Many of the major projects that we are talking about will bring benefits for Canberra’s growing population but they are also a key element of a broader economic and planning agenda that will serve the city in the long term.

An investment in light rail now can return many times that amount in future investment along the corridor, more jobs, less car dependency, less road congestion, less road maintenance requirements, greater mobility for seniors, better access to the city centre and less carbon emissions. It will also pay us back for investing before the city is too big and the task is too great. Imagine how different Sydney’s transport network would be if the planners could turn back the clock and preserve some of the corridors which are now impossible to reclaim. The same arguments hold for the city plan, the town centre master plans and open spaces and, indeed, all urban renewal projects that we can deliver, because you need to have a vision, the opportunity and indeed the budget strategy to do it.

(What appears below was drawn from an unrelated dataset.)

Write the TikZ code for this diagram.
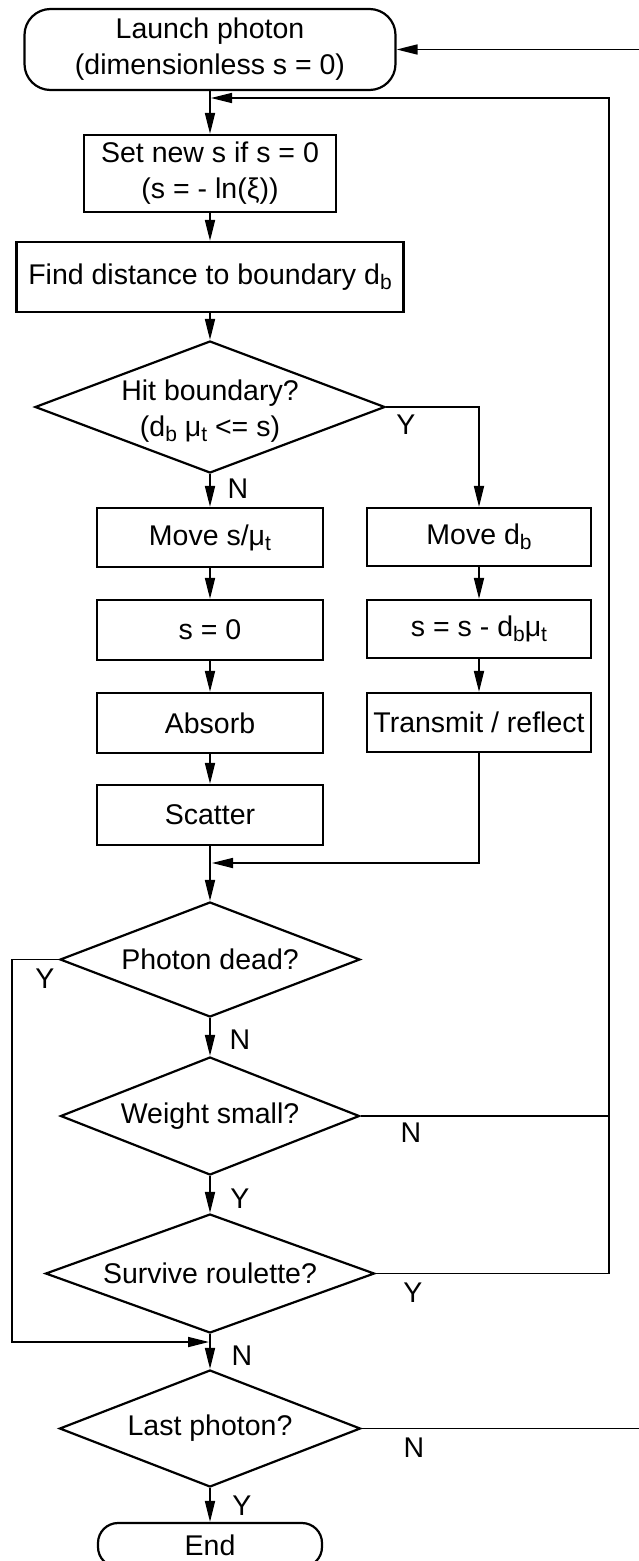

In terms of growing the economy, the transformation needs to target the economy directly—its capacity, its attractiveness for investment and its diversification. That is why the government is working to help the best educated and best connected workforce in Australia to diversify and export more into national and international markets, through programs such as digital Canberra and study Canberra.

On a macroeconomic level, the government is creating the conditions for growth through our comprehensive tax reform agenda, and we will be continuing with that over this term. There are changes which support business investment and innovation, particularly in the housing and construction sectors.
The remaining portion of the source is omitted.